Thanksgiving on the Comstock, Then and Now

Thanksgiving on the Comstock, Then and Now

Thanksgiving has been part of life on the Comstock for more than 150 years. The earliest Nevada papers—the Territorial Enterprise of Virginia City and the Gold Hill Daily News—carried annual reminders each November that the holiday mattered here. Nevada formally recognized Thanksgiving as a state holiday in 1864, declared by the state’s first governor, Henry G. Blasdel, and soon after, the local papers began reflecting that new tradition. Throughout the 1860s, ’70s, and ’80s, the Enterprise and the Daily News printed the Governor’s annual Thanksgiving Proclamation, calling residents to “refrain from labor,” gather with family and friends, and set aside the day for gratitude. This ritual, repeated year after year in our own local press, tells us something important: Thanksgiving wasn’t an afterthought on the Comstock. It was embraced.

Dining notices in the Gold Hill Daily News show that boarding houses, hotels, and restaurants across Gold Hill and Virginia City served special holiday meals—roast fowl, potatoes, preserved fruits, relishes, cakes, and the pies so central to Victorian American celebrations. And thanks to the astonishing speed of 19th-century supply chains, oysters appeared on Comstock Thanksgiving tables, too. As a Los Angeles Times historical feature notes, residents here in the 1870s were “crazy about oysters,” which arrived by rail in remarkable quantities and showed up in soups, stuffings, pies, and holiday spreads. A miner in 1874 might very well have had oyster stew as the first course of his Thanksgiving dinner.

Yet even then, the holiday was less about the specific dishes and more about the spirit behind them. For miners far from home, merchants who stayed open through the holiday, and families carving out lives in these rugged hills, Thanksgiving offered a moment of comfort and community. A warm seat at a hotel table, a shared meal in a boarding house, or a family gathering in a small hillside kitchen provided just enough softness to balance the demands of Comstock life.

Today, our celebrations look different—pies exchanged in driveways, recipes shared across town or via text, turkeys picked up at the grocery store, and casseroles assembled in kitchens warmed by modern stoves. Our mom-and-pop shops donate rolls and desserts for community meals, help families gather last-minute ingredients, and show the same quiet generosity that kept this region
together in the Victorian era. Some neighbors invite an unexpected traveler to join their table; others make room for those who might not have anywhere else to go—not out of pity, but out of the same instinct that defined the Comstock from the start: if you’re here, you’re welcome.

The details have changed. The heart has not.

From the pages of the Territorial Enterprise to the boardwalks of today’s Virginia City and streets of Dayton, Thanksgiving on the Comstock has always been about gathering, sharing, and remembering what we’re grateful for.

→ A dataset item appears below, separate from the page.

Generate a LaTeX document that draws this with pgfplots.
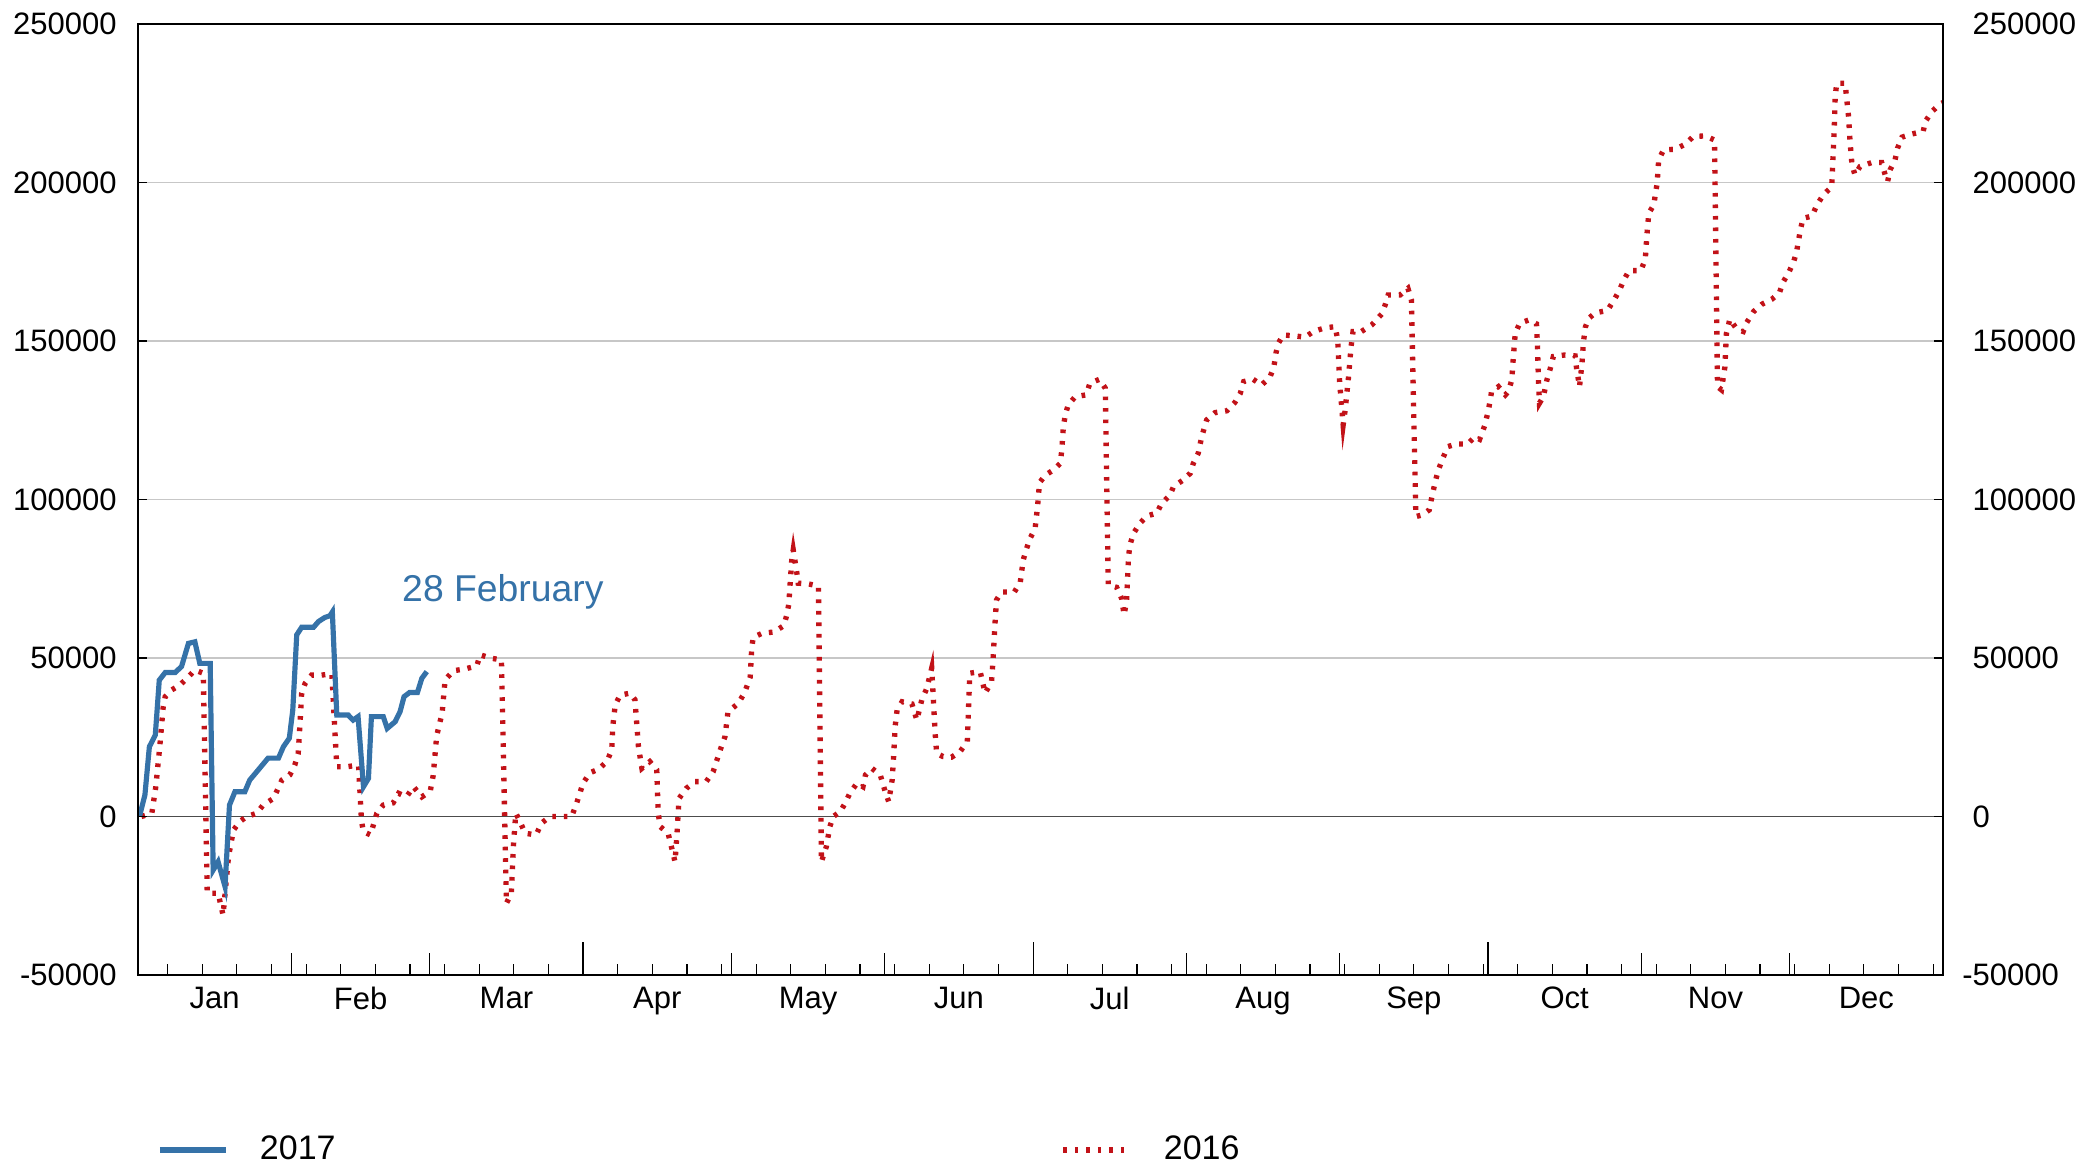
\documentclass[border=0pt]{standalone}
\usepackage{fontspec}
\setmainfont{Liberation Sans}
\usepackage{pgfplots}
\pgfplotsset{compat=1.18}
\definecolor{c17}{RGB}{53,114,168}
\definecolor{c16}{RGB}{194,18,24}
\begin{document}
\begin{tikzpicture}
\useasboundingbox (0,0) rectangle (630pt,350.7pt);
\begin{axis}[
  at={(41.4pt,58.2pt)}, anchor=south west,
  scale only axis, width=541.5pt, height=285.3pt,
  xmin=0, xmax=365, ymin=-50000, ymax=250000,
  axis line style={black, line width=0.45pt},
  tick align=inside,
  xtick pos=bottom,
  xtick={0,31,59,90,120,151,181,212,243,273,304,334,365},
  x tick label as interval,
  xticklabels={Jan,Feb,Mar,Apr,May,Jun,Jul,Aug,Sep,Oct,Nov,Dec},
  minor xtick={6,13,...,363},
  major tick length=6.6pt, minor tick length=3.3pt,
  tick style={black, line width=0.35pt},
  extra x ticks={90,181,273},
  extra x tick labels={},
  extra x tick style={major tick length=9.9pt, x tick label as interval=false},
  ytick={-50000,0,50000,100000,150000,200000,250000},
  yticklabels={-50000,0,50000,100000,150000,200000,250000},
  ytick style={draw=none},
  ymajorgrids,
  major grid style={black!22, line width=0.4pt},
  extra y ticks={0},
  extra y tick labels={},
  extra y tick style={ymajorgrids=true, major grid style={black!70, line width=0.55pt}},
  ticklabel style={font=\fontsize{9.3}{11}\selectfont},
  yticklabel style={inner sep=0pt, xshift=-6.2pt},
  legend image code/.code={\draw[#1] (0pt,0pt) -- (20pt,0pt); \path (27.2pt,0pt);},
  legend columns=2,
  legend style={at={(0.0105,-0.184)}, anchor=west, draw=none, fill=none,
    inner sep=0pt, outer sep=0pt, font=\fontsize{10.2}{12}\selectfont,
    /tikz/every even column/.append style={column sep=215.4pt}},
]
\addlegendimage{c17, line width=1.7pt}
\addlegendentry{2017}
\addlegendimage{c16, line width=1.9pt, dash pattern=on 1pt off 2.45pt}
\addlegendentry{2016}

\addplot[forget plot, c16, line width=1.6pt, dash pattern=on 1.1pt off 2.35pt] coordinates {
(0.7,0) (2.8,1000) (3.6,9400) (4.4,22000) (5.1,34600) (5.5,37800) (6.8,39900) (8.5,41500)
(10.2,44100) (11.5,46200) (13.2,45200) (14.0,-24200) (16.2,-24200) (17.2,-31100) (18.3,-12700)
(19.3,-4300) (20.6,-1600) (22.0,0) (24.0,1000) (25.3,3600) (27.4,5700) (29.1,11500) (30.7,13100)
(31.7,16200) (32.4,19900) (32.8,30400) (33.1,38900) (33.8,42000) (35.1,44600) (37.1,44600)
(39.2,45000) (40.2,15700) (42.2,15700) (44.6,16200) (45.2,-1600) (45.6,-4800) (47.0,-5800)
(48.3,1000) (49.6,3600) (51.6,4300) (52.7,7300) (54.3,6200) (55.7,9400) (57.4,6200) (59.1,8000)
(59.7,13000) (60.4,25500) (61.5,32600) (62.1,43100) (63.8,46000) (66.0,46500) (68.5,47500)
(69.2,51000) (71.5,49900) (73.5,49400) (74.5,-27400) (75.5,-24200) (75.9,-9500) (76.4,1000)
(77.2,-1500) (78.3,-5300) (80.5,-5800) (81.6,-2100) (83.3,0) (87.7,0) (88.7,4200) (90.0,10500)
(91.4,13800) (93.1,14900) (94.8,17300) (95.8,21000) (96.0,28300) (96.5,35200) (97.5,38300)
(99.5,38900) (100.5,36800) (101.2,22000) (101.9,15200) (103.5,17300) (104.9,14700) (105.2,1000)
(105.6,-3200) (107.2,-5300) (108.6,-14300) (109.0,-5300) (109.4,5700) (110.9,8900) (112.6,11000)
(114.9,11000) (116.3,14100) (117.6,20400) (118.7,25200) (119.3,33000) (121.4,35700) (122.7,39200)
(123.8,44000) (124.1,53000) (124.4,56500) (126.2,57800) (128.6,58200) (130.6,60200) (131.2,63600)
(131.6,67000) (131.9,74100) (132.2,80900) (132.5,84100) (133.2,77200) (133.5,73600) (135.5,73400)
(137.6,72700) (138.2,-14300) (139.2,-9500) (139.9,-3200) (140.6,0) (142.0,1500) (143.0,4200)
(144.0,7500) (145.4,10500) (146.6,9400) (147.1,13100) (148.4,15200) (150.1,13100) (151.1,7800)
(151.8,4700) (152.5,11500) (152.8,18900) (153.1,28300) (153.5,33600) (154.5,36200) (156.5,35500)
(157.5,30400) (158.5,36800) (159.5,40400) (160.5,46800) (161.2,26200) (161.5,19900) (162.8,18900)
(164.5,18700) (166.2,20400) (167.7,23600) (168.2,45200) (170.3,45700) (171.3,38900) (172.6,42500)
(172.9,49400) (173.3,60900) (173.6,68300) (174.6,70800) (177.2,70800) (178.4,73800) (179.0,80900)
(179.7,84600) (180.4,87800) (181.4,90700) (181.9,97700) (182.3,105300) (183.5,107700) (185.1,109300)
(186.5,111400) (186.8,115600) (187.1,122500) (187.5,126700) (188.1,129800) (189.5,132400)
(191.7,133000) (192.5,136700) (194.4,137900) (195.6,135100) (196.2,73000) (197.9,72300)
(198.9,68800) (199.4,63600) (199.9,67800) (200.3,82000) (200.6,85700) (201.3,89300) (202.6,92500)
(204.0,94800) (206.0,95700) (207.0,98800) (208.7,101400) (209.4,104100) (211.4,106200)
(212.8,108300) (213.4,111400) (214.4,114600) (215.1,119800) (216.1,125100) (217.8,127400)
(220.2,128000) (221.8,130600) (222.9,133500) (223.6,137200) (225.5,137900) (227.2,136100)
(228.9,138600) (229.7,141900) (230.1,146100) (230.6,149300) (231.6,151900) (234.0,151600)
(236.0,151200) (237.7,153000) (240.1,154200) (242.1,154500) (242.6,150300) (243.0,136700)
(243.4,129300) (243.7,123500) (244.1,128200) (244.8,138800) (245.3,148200) (245.7,153000)
(247.4,153000) (249.5,155100) (251.5,158500) (252.2,161400) (252.8,164500) (255.2,164500)
(256.8,166600) (257.5,163000) (258.4,94600) (259.6,95100) (261.1,96700) (261.8,102000)
(262.5,106700) (263.1,109900) (263.9,113200) (264.9,116700) (266.6,117500) (268.9,117500)
(270.3,119800) (271.3,119000) (272.3,123200) (272.9,127000) (273.4,130900) (273.7,134000)
(275.1,135600) (276.5,133000) (277.1,134000) (277.8,137700) (278.1,144600) (278.5,152400)
(279.4,155600) (281.2,156600) (282.8,155400) (283.0,148200) (283.2,137200) (283.4,130400)
(284.2,132500) (284.9,137700) (285.6,141400) (286.2,145100) (288.6,145600) (290.6,145300)
(290.9,141400) (291.5,135600) (292.0,143000) (292.3,149800) (292.7,154500) (293.4,157200)
(294.7,158900) (297.1,159600) (298.4,162700) (299.5,165800) (300.5,169300) (301.5,172200)
(303.9,172200) (304.8,175800) (305.1,182900) (305.5,190300) (306.5,192900) (307.2,199800)
(307.5,207100) (308.5,210300) (310.9,210500) (312.9,212100) (314.5,214500) (316.9,214700)
(318.8,213400) (319.4,135600) (320.2,134600) (320.9,141900) (321.2,152400) (321.9,156900)
(323.3,153700) (324.6,153000) (325.3,155800) (326.7,159300) (328.4,161600) (330.4,163200)
(331.9,165100) (332.6,168400) (333.8,171600) (334.8,175000) (335.4,178200) (335.8,181900)
(336.2,185300) (336.7,188700) (338.5,189400) (339.5,192900) (340.8,196100) (342.5,198700)
(342.7,206100) (343.0,216600) (343.2,227100) (343.5,231300) (345.2,231300) (345.9,220800)
(346.2,212900) (346.6,205500) (347.2,202400) (348.2,205000) (350.6,206300) (352.6,206300)
(353.3,202400) (353.8,200300) (354.3,204000) (355.3,207100) (355.8,210800) (356.7,214300)
(358.7,215300) (361.0,216100) (361.4,219200) (362.8,222400) (364.4,224800) (365,225200)
};

\addplot[forget plot, c17, line width=1.55pt] coordinates {
(0.3,0) (1.4,6800) (2.3,22000) (3.5,25700) (4.3,43000) (5.5,45400) (7.5,45400) (8.8,47300)
(10.2,54600) (11.5,55100) (12.5,48300) (14.6,48300) (15.2,-16900) (16.2,-14300) (17.6,-22100)
(18.5,3600) (19.6,7800) (21.6,7800) (22.6,11500) (24.0,14100) (26.3,18400) (28.4,18400)
(29.4,22000) (30.6,24700) (31.3,33600) (32.1,57300) (33.1,59700) (35.5,59700) (36.5,61500)
(37.8,62800) (38.8,63300) (39.3,64500) (40.2,32000) (42.5,32000) (43.5,30400) (44.5,31500)
(45.6,9400) (46.6,12000) (47.2,31500) (49.6,31500) (50.4,27800) (52.0,29900) (53.0,33100)
(53.8,37800) (54.9,39100) (56.5,39100) (57.4,43600) (58.4,45700)
};

\node[anchor=base west, inner sep=0pt, text=c17, font=\fontsize{11.2}{13}\selectfont]
  at (axis cs:53.3,67800) {28 February};
\end{axis}

\begin{axis}[
  at={(41.4pt,58.2pt)}, anchor=south west,
  scale only axis, width=541.5pt, height=285.3pt,
  xmin=0, xmax=365, ymin=-50000, ymax=250000,
  hide x axis,
  axis line style={black, line width=0.45pt},
  ytick={-50000,0,50000,100000,150000,200000,250000},
  yticklabels={\llap{-}50000,0,50000,100000,150000,200000,250000},
  ytick pos=both, yticklabel pos=right, tick align=inside,
  major tick length=2.7pt,
  tick style={black, line width=0.4pt},
  yticklabel style={inner sep=0pt, xshift=8.7pt, anchor=west, font=\fontsize{9.3}{11}\selectfont},
]
\end{axis}
\end{tikzpicture}
\end{document}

Whether the meal is filled with old family recipes or new traditions, whether the table is crowded or intimate, the thread that connects us across time is unmistakable.

May this year’s table carry that continuity—between past and present, between the Victorian kitchens that once dotted these hills and the warm homes of our modern community. Gratitude is still the foundation of the Comstock. It always has been.